High Performance Computing (HPC) and Dask¶

XRegrid is designed for high-performance regridding on both local workstations and large-scale HPC systems. This guide shows you how to leverage Dask to parallelize your regridding tasks.

Parallelization Strategies¶

XRegrid uses Dask to parallelize two distinct phases:

Parallel Weight Generation: Large grids (e.g., 3km global) can take minutes to generate weights on a single core. XRegrid can distribute this process across a Dask cluster.
Parallel Weight Application: For large datasets, applying the regridding weights can be parallelized using Dask chunks.

1. Local Dask Cluster¶

On a local machine with multiple cores, you can use a LocalCluster to parallelize your work.

import dask.distributed
from xregrid import Regridder

# Start a local cluster
client = dask.distributed.Client()

# Create regridder with parallel weight generation
regridder = Regridder(
    ds_src, ds_tgt,
    method='bilinear',
    parallel=True # Distribute weight generation
)

# Apply to chunked data
ds_chunked = ds_src.chunk({'time': 10})
regridded = regridder(ds_chunked)

2. NOAA RDHPCS Systems (Hera, Jet, Gaea, Ursa)¶

XRegrid provides a dedicated helper for setting up SLURM clusters on NOAA's RDHPCS systems. It automatically detects your machine and provides reasonable defaults for each architecture.
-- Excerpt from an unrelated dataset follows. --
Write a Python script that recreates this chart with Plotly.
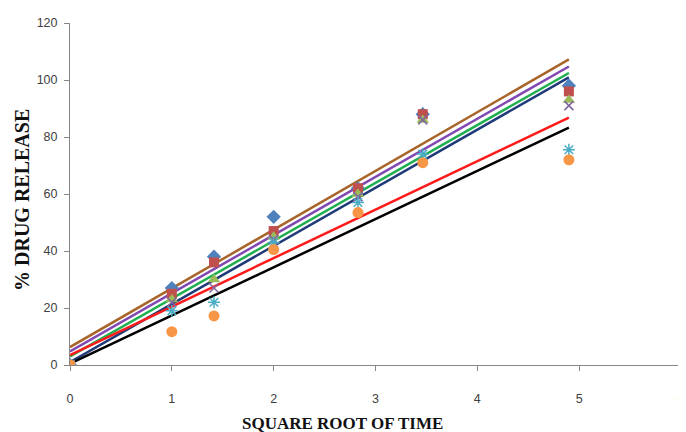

from xregrid.utils import get_rdhpcs_cluster
from distributed import Client

# Automatically detect machine (Hera, Jet, Gaea, or Ursa)
# and set up a SLURM cluster
cluster = get_rdhpcs_cluster(account="your_slurm_account")

# Scale the cluster to use 4 SLURM jobs
cluster.scale(jobs=4)
client = Client(cluster)

# All regridding will now be distributed across the cluster
regridder = Regridder(ds_src, ds_tgt, parallel=True)
regridded = regridder(ds_src)

Supported Machines¶

Machine	Name	Default Queue	Default Memory
Hera	`hera`	`hera`	160 GB / node
Jet	`jet`	`batch`	120 GB / node
Gaea	`gaea-c5`, `gaea-c6`	`batch`	256/384 GB / node
Ursa	`ursa`	`u1-compute`	384 GB / node

3. Parallel Weight Generation¶

When parallel=True is passed to the Regridder constructor, XRegrid: - Splits the target grid into multiple chunks. - Submits weight generation tasks to different Dask workers. - Assembles weights on the cluster: To protect the driver from Out-Of-Memory (OOM) crashes, the weights are concatenated on a worker and stored as a Dask Future.

regridder = Regridder(ds_src, ds_tgt, parallel=True, compute=True)

compute=True (default): Triggers calculation and assembly immediately.
compute=False: Submits tasks but defers assembly until you call regridder.compute().

4. Large-Scale Memory Management¶

When working with massive grids and datasets, follow these best practices:

Use Weight Reuse¶

Always save your weights for large grids to avoid recomputing them.

regridder = Regridder(
    ds_src, ds_tgt,
    parallel=True,
    reuse_weights=True,
    filename='3km_weights.nc'
)

Chunk in Time, Not Space¶

For optimal performance, keep spatial dimensions unchunked and chunk along the time or level dimension.

Good: {'time': 20, 'lat': 720, 'lon': 1440}
Bad: {'time': 20, 'lat': 100, 'lon': 100}

Worker-Local Caching¶

XRegrid automatically caches weights on Dask workers. When regridding multiple time steps, the weight matrix is only sent to each worker once, significantly reducing network overhead.

Troubleshooting Dask¶

"Worker Memory Exceeded": Try reducing your chunk size in the time dimension.
"Communication Timeout": For very large grids, increase the Dask communication timeout: dask.config.set({"distributed.comm.timeouts.connect": "60s"}).
"Killed Worker": Ensure you are not chunking your spatial dimensions. ESMF regridding requires the full spatial domain to be available to each worker for a given time chunk.